After a few more rains, families would begin to cultivate their plots (they ensure that the rains are falling consistently before planting their precious seeds).
Once cultivation is complete, the waiting begins. Waiting for new growth, for healthy cows to plow, and for food.
This is when the hunger season is at its peak. As the land quickly changes from bleak to lush, the bountifully green environment can be deceiving to any outsider [I found myself a victim of deception when I visited last July]. Until the crops are ready to be harvested, most South Sudanese families will survive on little to no food.
[Note: As I write this, I am listening to the song ‘Irene’ by one of my favorite bands Beach House. A few lines from this song describe the beginning of South Sudan’s rainy season quite perfectly, “It’s a strange paradise…It’s a strange paradise…”]
World Concern, along with many other organizations, the most famous being the One Acre Fund, are working with farmers across Africa to find innovative ways of storing, saving, and planting during the dry season. This is to reduce the extremity and length of the hunger season.

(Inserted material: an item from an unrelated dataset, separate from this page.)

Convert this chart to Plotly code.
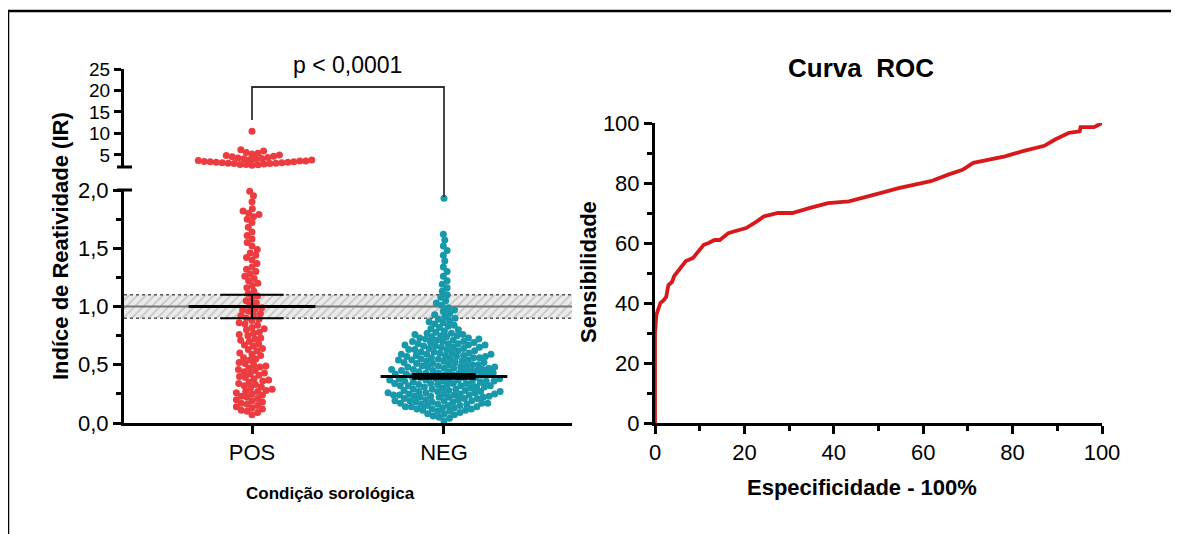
import math
import plotly.graph_objects as go

# ---------------- data ----------------
CATEGORIES = ["POS", "NEG"]

POS_HIGH = [2.6, 2.7, 2.8, 2.8, 2.9, 3.0, 3.0, 3.1, 3.1, 3.2, 3.2, 3.3, 3.3, 3.4, 3.4, 3.5,
            3.6, 3.6, 3.7, 3.8, 3.9, 4.0, 4.1, 4.2, 4.3, 4.4, 4.6, 4.7, 4.9, 5.0, 5.2, 5.4,
            5.6, 5.9, 6.2, 10.5]

POS_LOW = [0.07, 0.09, 0.10, 0.11, 0.12, 0.13, 0.14, 0.15, 0.16, 0.17, 0.18, 0.19, 0.20,
           0.21, 0.22, 0.23, 0.24, 0.25, 0.26, 0.27, 0.27, 0.28, 0.29, 0.30, 0.31, 0.32, 0.33,
           0.34, 0.35, 0.36, 0.37, 0.38, 0.39, 0.40, 0.41, 0.42, 0.43, 0.44, 0.45, 0.46, 0.47,
           0.48, 0.49, 0.50,
           0.51, 0.52, 0.54, 0.55, 0.56, 0.58, 0.59, 0.60, 0.62, 0.63, 0.64, 0.66, 0.67, 0.68,
           0.70, 0.71, 0.72, 0.73, 0.75, 0.76, 0.77, 0.78, 0.80, 0.81, 0.82, 0.84, 0.85, 0.86,
           0.88, 0.89, 0.90, 0.92, 0.93, 0.94, 0.96, 0.97, 0.98, 0.99,
           1.01, 1.03, 1.05, 1.07, 1.09, 1.11, 1.13, 1.16, 1.18, 1.20, 1.22, 1.24, 1.26, 1.28,
           1.30, 1.32, 1.34, 1.37, 1.40, 1.42, 1.44, 1.46, 1.49,
           1.52, 1.55, 1.58, 1.61, 1.64, 1.68, 1.72, 1.75, 1.77, 1.79, 1.80, 1.82, 1.84, 1.90,
           1.95, 1.99]

NEG = [0.02, 0.04, 0.05, 0.06, 0.07, 0.08, 0.08, 0.09, 0.10,
       0.10, 0.11, 0.11, 0.12, 0.12, 0.12, 0.13, 0.13, 0.14, 0.14, 0.14, 0.15, 0.15, 0.15,
       0.16, 0.16, 0.16, 0.17, 0.17, 0.17, 0.18, 0.18, 0.18, 0.19, 0.19, 0.19, 0.19, 0.20, 0.20,
       0.21, 0.21, 0.21, 0.22, 0.22, 0.22, 0.22, 0.23, 0.23, 0.23, 0.24, 0.24, 0.24, 0.24,
       0.25, 0.25, 0.25, 0.25, 0.26, 0.26, 0.26, 0.27, 0.27, 0.27, 0.27, 0.28, 0.28, 0.28,
       0.29, 0.29, 0.29, 0.30, 0.30,
       0.31, 0.31, 0.31, 0.32, 0.32, 0.32, 0.32, 0.33, 0.33, 0.33, 0.34, 0.34, 0.34, 0.34,
       0.35, 0.35, 0.35, 0.36, 0.36, 0.36, 0.36, 0.37, 0.37, 0.37, 0.38, 0.38, 0.38, 0.38,
       0.39, 0.39, 0.39, 0.40, 0.40, 0.40,
       0.41, 0.41, 0.41, 0.42, 0.42, 0.42, 0.43, 0.43, 0.43, 0.43, 0.44, 0.44, 0.44, 0.45,
       0.45, 0.45, 0.45, 0.46, 0.46, 0.46, 0.47, 0.47, 0.47, 0.48, 0.48, 0.48, 0.48, 0.49,
       0.49, 0.49, 0.50, 0.50, 0.50,
       0.51, 0.51, 0.52, 0.52, 0.52, 0.53, 0.53, 0.53, 0.54, 0.54, 0.54, 0.55, 0.55, 0.55,
       0.56, 0.56, 0.56, 0.57, 0.57, 0.57, 0.58, 0.58, 0.58, 0.59, 0.59, 0.59, 0.60, 0.60, 0.60,
       0.61, 0.61, 0.62, 0.62, 0.63, 0.63, 0.63, 0.64, 0.64, 0.65, 0.65, 0.65, 0.66, 0.66,
       0.67, 0.67, 0.67, 0.68, 0.68, 0.68, 0.69, 0.69, 0.70, 0.70, 0.70,
       0.71, 0.71, 0.72, 0.72, 0.73, 0.73, 0.74, 0.74, 0.75, 0.75, 0.76, 0.76, 0.77, 0.77,
       0.78, 0.79, 0.80,
       0.81, 0.82, 0.83, 0.84, 0.85, 0.86, 0.87, 0.88, 0.89, 0.90,
       0.91, 0.93, 0.94, 0.96, 0.97, 0.99,
       1.01, 1.03, 1.05, 1.08, 1.10, 1.13, 1.16, 1.19,
       1.22, 1.26, 1.30, 1.34, 1.39, 1.44,
       1.48, 1.52, 1.57, 1.62, 1.93]

# summary lines (centre value, error)
GROUP_CENTER = [1.00, 0.40]
GROUP_ERR = [0.10, 0.02]

# grey zone
GREY_ZONE = [0.9, 1.0, 1.1]

LOW_TICKS = [0, 0.5, 1.0, 1.5, 2.0]
LOW_TICKTEXT = ["0,0", "0,5", "1,0", "1,5", "2,0"]
HIGH_TICKS = [5, 10, 15, 20, 25]

ROC_X = [0, 0, 0.3, 0.7, 1.2, 2.0, 2.5, 3.0, 3.8, 4.3, 5.3, 6.0, 6.9, 8.5, 9.5, 10.9, 12.0,
         13.3, 14.5, 16.4, 18.0, 20.4, 22.8, 24.4, 27.5, 30.7, 34.7, 38.7, 43.4, 46.6, 50.6,
         54.5, 58.5, 61.7, 65.6, 68.8, 71.2, 74.4, 78.3, 82.3, 87.1, 89.4, 92.6, 95.0, 95.2,
         98.2, 100]
ROC_Y = [0, 30, 36, 38, 40, 41, 42, 46, 47, 49, 51, 52, 54, 55, 57, 59.4, 60, 61, 61, 63.3,
         64, 65, 67.2, 68.9, 70, 70, 71.7, 73.3, 73.9, 75, 76.7, 78.3, 79.4, 80.6, 82.8, 84.4,
         86.7, 87.8, 88.9, 90.6, 92.4, 94.4, 96.7, 97.2, 98.6, 98.6, 100]

# ---------------- layout geometry ----------------
W, H = 1179, 534
OFF = 8  # page body margin offset
FONT = "Liberation Sans, Arial, sans-serif"
RED = "#ec3c40"
TEAL = "#1898ab"


def px(x):
    return (x - OFF) / W


def py(y):
    return 1 - (y - OFF) / H


X_RANGE = [-0.667, 1.667]
LEFT_DOM = [px(124), px(572)]
LOW_DOM = [py(423), py(190)]
HIGH_DOM = [py(167), py(69)]
HIGH_RANGE = [2.2, 25]
ROC_XDOM = [px(655), px(1102)]
ROC_YDOM = [py(423), py(123)]

X_PX_PER_UNIT = (572 - 124) / (X_RANGE[1] - X_RANGE[0])
LOW_PX_PER_UNIT = (423 - 190) / 2.0
HIGH_PX_PER_UNIT = (167 - 69) / (HIGH_RANGE[1] - HIGH_RANGE[0])


def swarm(values, y_scale, d=6.0):
    """beeswarm offsets (category units) computed in pixel space"""
    order = sorted(range(len(values)), key=lambda i: values[i])
    placed = []
    offs = [0.0] * len(values)
    flip = 1
    for i in order:
        y = values[i] * y_scale
        near = [(a, b) for a, b in placed if abs(b - y) < d]
        cands = [0.0]
        for a, b in near:
            dx = math.sqrt(max(d * d - (b - y) ** 2, 0))
            cands += [a + dx, a - dx]
        cands.sort(key=lambda c: (round(abs(c), 6), flip * c))
        chosen = 0.0
        for c in cands:
            if all((c - a) ** 2 + (y - b) ** 2 >= d * d - 1e-6 for a, b in near):
                chosen = c
                break
        flip = -flip
        placed.append((chosen, y))
        offs[i] = chosen / X_PX_PER_UNIT
    return offs


fig = go.Figure()

# grey zone band (hatched)
fig.add_trace(go.Scatter(
    x=[X_RANGE[0], X_RANGE[1], X_RANGE[1], X_RANGE[0], X_RANGE[0]],
    y=[GREY_ZONE[0], GREY_ZONE[0], GREY_ZONE[2], GREY_ZONE[2], GREY_ZONE[0]],
    fill="toself", mode="lines", line=dict(width=0),
    fillcolor="#e6e6e6",
    fillpattern=dict(shape="/", fgcolor="#a0a0a0", bgcolor="#ebebeb", size=6, solidity=0.3),
    xaxis="x", yaxis="y", hoverinfo="skip", showlegend=False))
for v, dash, col, wd in [(GREY_ZONE[0], "dot", "#555555", 1.5),
                         (GREY_ZONE[2], "dot", "#555555", 1.5),
                         (GREY_ZONE[1], "solid", "#777777", 2)]:
    fig.add_trace(go.Scatter(x=X_RANGE, y=[v, v], mode="lines",
                             line=dict(color=col, width=wd, dash=dash),
                             xaxis="x", yaxis="y", hoverinfo="skip", showlegend=False))

# points
pos_low_off = swarm(POS_LOW, LOW_PX_PER_UNIT)
neg_off = swarm(NEG, LOW_PX_PER_UNIT)
pos_high_off = swarm(POS_HIGH, HIGH_PX_PER_UNIT)

marker_pos = dict(color=RED, size=7, line=dict(width=0))
marker_neg = dict(color=TEAL, size=7, line=dict(width=0))
fig.add_trace(go.Scatter(x=[0 + o for o in pos_low_off], y=POS_LOW, mode="markers",
                         marker=marker_pos, xaxis="x", yaxis="y", cliponaxis=False,
                         showlegend=False, name="POS"))
fig.add_trace(go.Scatter(x=[0 + o for o in pos_high_off], y=POS_HIGH, mode="markers",
                         marker=marker_pos, xaxis="x", yaxis="y3", cliponaxis=False,
                         showlegend=False, name="POS"))
fig.add_trace(go.Scatter(x=[1 + o for o in neg_off], y=NEG, mode="markers",
                         marker=marker_neg, xaxis="x", yaxis="y", cliponaxis=False,
                         showlegend=False, name="NEG"))

# ROC curve
fig.add_trace(go.Scatter(x=ROC_X, y=ROC_Y, mode="lines",
                         line=dict(color="#d7191c", width=3.8),
                         xaxis="x2", yaxis="y2", cliponaxis=False, showlegend=False))

shapes = []
# mean / error bars
for i, (c, e) in enumerate(zip(GROUP_CENTER, GROUP_ERR)):
    shapes.append(dict(type="line", xref="x", yref="y", x0=i - 0.33, x1=i + 0.33, y0=c, y1=c,
                       line=dict(color="black", width=3)))
    for v in (c - e, c + e):
        shapes.append(dict(type="line", xref="x", yref="y", x0=i - 0.165, x1=i + 0.165,
                           y0=v, y1=v, line=dict(color="black", width=2)))
    shapes.append(dict(type="line", xref="x", yref="y", x0=i, x1=i, y0=c - e, y1=c + e,
                       line=dict(color="black", width=2)))

# axis break caps
for ycap in (167, 190):
    shapes.append(dict(type="line", xref="paper", yref="paper", x0=px(117), x1=px(132),
                       y0=py(ycap), y1=py(ycap), line=dict(color="black", width=3)))

# significance bracket
shapes.append(dict(type="path", xref="paper", yref="paper",
                   path=f"M {px(252)} {py(120)} L {px(252)} {py(87)} L {px(444)} {py(87)} L {px(444)} {py(197)}",
                   line=dict(color="#333333", width=1.8)))

# outer frame (top and left edges)
shapes.append(dict(type="line", xref="paper", yref="paper", x0=px(8), x1=1.0, y0=py(11), y1=py(11),
                   line=dict(color="black", width=2.5)))
shapes.append(dict(type="line", xref="paper", yref="paper", x0=px(8), x1=px(8), y0=py(11), y1=0,
                   line=dict(color="black", width=2.5)))


def ann(text, x, y, size, angle=0):
    return dict(text=text, x=px(x), y=py(y), xref="paper", yref="paper",
                xanchor="center", yanchor="middle", textangle=angle, showarrow=False,
                font=dict(size=size, color="black", family=FONT))


annotations = [
    ann("p < 0,0001", 347, 65, 23),
    ann("<b>Indíce de Reatividade (IR)</b>", 60, 246, 22, -90),
    ann("<b>Condição sorológica</b>", 330, 493, 17),
    ann("<b>Curva\u00a0 ROC</b>", 861, 68, 26),
    ann("<b>Sensibilidade</b>", 588, 272, 22, -90),
    ann("<b>Especificidade - 100%</b>", 862, 487, 22),
]

axis_common = dict(showline=True, linewidth=3, linecolor="black", ticks="outside",
                   tickwidth=3, ticklen=8, tickcolor="black", showgrid=False, zeroline=False,
                   tickfont=dict(size=22, color="black", family=FONT), fixedrange=True,
                   automargin=False)
upper_axis = {**axis_common, "tickfont": dict(size=19, color="black", family=FONT),
              "ticklen": 7}

fig.update_layout(
    width=W, height=H, margin=dict(l=0, r=0, t=0, b=0, pad=0, autoexpand=False),
    paper_bgcolor="white", plot_bgcolor="rgba(0,0,0,0)",
    showlegend=False,
    xaxis=dict(domain=LEFT_DOM, range=X_RANGE, anchor="y", tickvals=[0, 1],
               ticktext=CATEGORIES, **axis_common),
    yaxis=dict(domain=LOW_DOM, range=[0, 2.0], anchor="x", tickvals=LOW_TICKS,
               ticktext=LOW_TICKTEXT,
               minor=dict(ticks="outside", tickvals=[0.25, 0.75, 1.25, 1.75], ticklen=5,
                          tickwidth=2.5, tickcolor="black"),
               **axis_common),
    yaxis3=dict(domain=HIGH_DOM, range=HIGH_RANGE, anchor="x", tickvals=HIGH_TICKS,
                **upper_axis),
    xaxis2=dict(domain=ROC_XDOM, range=[0, 100], anchor="y2", tickvals=[0, 20, 40, 60, 80, 100],
                minor=dict(ticks="outside", tickvals=[10, 30, 50, 70, 90], ticklen=5,
                           tickwidth=2.5, tickcolor="black"),
                **axis_common),
    yaxis2=dict(domain=ROC_YDOM, range=[0, 100], anchor="x2", tickvals=[0, 20, 40, 60, 80, 100],
                minor=dict(ticks="outside", tickvals=[10, 30, 50, 70, 90], ticklen=5,
                           tickwidth=2.5, tickcolor="black"),
                **axis_common),
    shapes=shapes,
    annotations=annotations,
)

fig.write_html("out.html")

Since the first big rain, the sky has remained dotted with many menacing clouds, but very few rains.
(There has also been a multitude magnificent lightning storms- which are not so magnificent when they strike your compound, electrocute you, start a small fire, and cause you to throw your computer and hard drive across the room…)
Driving through Warrap state, it is apparent that women and children are now working to cultivate in full force. Many women can be seen working on their knees (the traditional stance), tilling large sums of land. As soon as the cattle gain strength from the incoming vegetation, those who own them will alternate to plowing (a much more efficient, less energy-consuming method).
To many outsiders, the seasons of South Sudan appear unlivable, drastic, brutal, and rather uncomfortable.
To any South Sudanese local, this is life.
2 years an independent country, the people of South Sudan are still celebrating their freedom. Walking through Kuajok (the capital of Warrap state and location of one of World Concern’s offices) with a South Sudanese colleague, he repeatedly described the town as developed, modern, and thriving. Most locals would agree that, indeed, “this is the land of opportunity.”
After over ten years of war, 4 million people displaced, and two million people killed, South Sudan might have a ways to go before the outside world recognizes it as a truly developed country. But one cannot ignore the positive transformations taking place – the peaceful, eager-to-grow society that is South Sudan today.